Nous vivons des temps exponentiels… Pourtant, face à ces bouleversements, le simulacre de concertation pour la « refondation de l’école » lancée par le ministre de l’Éducation Vincent Peillon ne pouvait pas mieux accoucher d’une souris. Résultat : nous nous retrouvons aujourd’hui face à un nombre considérable de mesurettes qui ne manqueraient pas de faire rire, si seulement le contexte actuel nous le permettait. Ce n’est pas le cas.
Dans un monde où les connaissances se diffusent à une vitesse exponentielle, à une époque où l’on ne peut plus démarrer dans la vie sans y avoir été sérieusement préparé, nous considérons que sacrifier l’éducation est un acte criminel. L’éducation « à la française » s’apparente à une « boîte noire » dans laquelle élèves et professionnels de l’éducation sont indifféremment mélangés.
Chaque nouveau ministre y saupoudre un peu de fonds publics, de règles, de lois et de circulaires, de leçons de morale, un zeste d’angoisses parentales et d’idées reçues.
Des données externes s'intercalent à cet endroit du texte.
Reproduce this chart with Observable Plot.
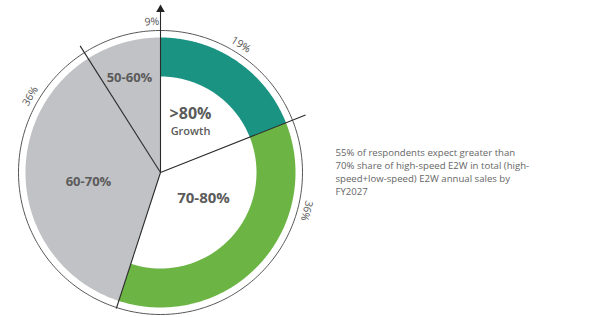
<!DOCTYPE html>
<html><head><meta charset="utf-8">
<script src="https://cdn.jsdelivr.net/npm/d3@7"></script>
<script src="https://cdn.jsdelivr.net/npm/@observablehq/plot@0.6"></script>
<style>body{margin:0;background:#fff;} svg{display:block;}</style>
</head><body><div id="chart"></div>
<script>
// ---- data ----
const categories = [">80%\nGrowth", "70-80%", "60-70%", "50-60%"];
const shares = [19, 36, 36, 9];
const shareLabels = ["19%", "36%", "36%", "9%"];
const caption = "55% of respondents expect greater than\n70% share of high-speed E2W in total (high-\nspeed+low-speed) E2W annual sales by\nFY2027";

// ---- styling / layout ----
const colors = ["#1b9383", "#6cb545", "#c1c2c5", "#c1c2c5"];
const isRing = [true, true, false, false];
const labelFrac = [0.47, 0.28, 0.79, 0.9];      // where along each slice its % label sits
const catPos = [[190, 122], [203, 198], [88, 181], [129, 77]];
const catSize = [16, 15, 13, 13];
const cx = 160, cy = 172, R = 135, r0 = 96, Rc = 142;
const lineLen = [165, 156, 143, 150];

const pt = (a, r) => [cx + r * Math.sin(a * Math.PI / 180), cy - r * Math.cos(a * Math.PI / 180)];
const total = d3.sum(shares);
const starts = shares.map((s, i) => d3.sum(shares.slice(0, i)) / total * 360);
const ends = shares.map((s, i) => d3.sum(shares.slice(0, i + 1)) / total * 360);

const shapes = [];
shares.forEach((s, i) => {
  const a0 = starts[i], a1 = ends[i], n = 120;
  for (let k = 0; k <= n; k++) { const [x, y] = pt(a0 + (a1 - a0) * k / n, R); shapes.push({id: i, x, y, c: colors[i]}); }
  if (isRing[i]) {
    for (let k = n; k >= 0; k--) { const [x, y] = pt(a0 + (a1 - a0) * k / n, r0); shapes.push({id: i, x, y, c: colors[i]}); }
  } else { shapes.push({id: i, x: cx, y: cy, c: colors[i]}); }
});
const circle = d3.range(0, 361).map(a => { const [x, y] = pt(a, Rc); return {x, y}; });
const dividers = starts.map((a, i) => { const [x2, y2] = pt(a, lineLen[i]); return {x1: cx, y1: cy, x2, y2}; });
const pctLabels = shares.map((s, i) => {
  let a = starts[i] + (ends[i] - starts[i]) * labelFrac[i];
  const [x, y] = pt(a, 151);
  let rot = a > 180 ? a - 360 : a;
  return {x, y, t: shareLabels[i], rot};
});
const catLabels = categories.map((c, i) => ({x: catPos[i][0], y: catPos[i][1], t: c, s: catSize[i]}));

const chart = Plot.plot({
  width: 602, height: 317,
  margin: 0,
  x: {domain: [0, 602], range: [0, 602], axis: null},
  y: {domain: [0, 317], range: [0, 317], axis: null},
  color: {type: "identity"},
  style: {fontFamily: "Open Sans, sans-serif", background: "#fff"},
  marks: [
    Plot.line(circle, {x: "x", y: "y", stroke: "#555", strokeWidth: 1}),
    Plot.line(shapes, {x: "x", y: "y", z: "id", fill: "c", stroke: "none"}),
    Plot.link(dividers, {x1: "x1", y1: "y1", x2: "x2", y2: "y2", stroke: "#2a2a2a", strokeWidth: 1.1}),
    Plot.dot([dividers[0]], {x: "x2", y: d => d.y2 + 2, symbol: "triangle", r: 3.2, fill: "#222", stroke: "none"}),
    Plot.text(pctLabels, {x: "x", y: "y", text: "t", rotate: "rot", fontSize: 10.5, fill: "#555"}),
    ...catLabels.slice(1).map(d => Plot.text([d], {x: "x", y: "y", text: "t", fontSize: d.s, fontWeight: 700, fill: "#5b5b5b"})),
    Plot.text([catLabels[0]], {x: "x", y: d => d.y - 9, text: d => d.t.split("\n")[0], fontSize: 16, fontWeight: 700, fill: "#5b5b5b"}),
    Plot.text([catLabels[0]], {x: "x", y: d => d.y + 9, text: d => d.t.split("\n")[1], fontSize: 11, fontWeight: 600, fill: "#5b5b5b"}),
    Plot.text([caption], {x: 335, y: 146, text: d => d, textAnchor: "start", lineAnchor: "top", lineHeight: 1.35, fontSize: 9.6, fill: "#666"})
  ]
});
document.getElementById("chart").appendChild(chart);
</script></body></html>
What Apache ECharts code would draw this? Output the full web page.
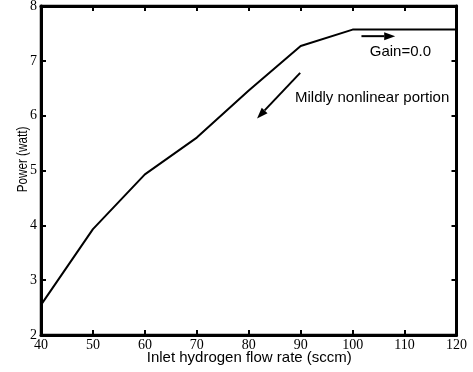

Si personne ne sait exactement ce qui se trame dans cette boîte, on n’en mixe pas moins le tout en espérant en voir émerger des élèves éduqués, des parents comblés, des professeurs satisfaits mais aussi des comptes publics sains. Ça ne fonctionne pas ? Recommençons !
Les débats sur l’École de la République se distinguent aujourd’hui par une implacable propension à lancer de faux débats, et surtout à mieux s’enorgueillir de vouloir révolutionner, armés d’un lance-pierres, un système en mort cérébrale. Nos élus se targuent de jouer avec des cailloux, à l’heure où il serait nécessaire de déplacer des montagnes.
C’est la raison pour laquelle, nous vous invitons vous, parents d’élèves, à vous révolter ! Après avoir depuis toujours été soigneusement écartés par cette école française, qui pourtant décide en grande partie de l’avenir de votre chair et de votre sang, il est aujourd’hui grand temps pour vous de réagir, en tant que parents soucieux de l’avenir de leurs enfants certes, mais aussi en tant que contribuables et électeurs. Vous ne pouvez plus à l’heure actuelle vous contenter de vous acquitter de vos impôts et de déposer un bulletin dans l’urne (pour ceux qui y ont droit) tout en regardant vos enfants s’écraser sur les obstacles que le monde incertain qui s’offre à eux dresse sur leur chemin.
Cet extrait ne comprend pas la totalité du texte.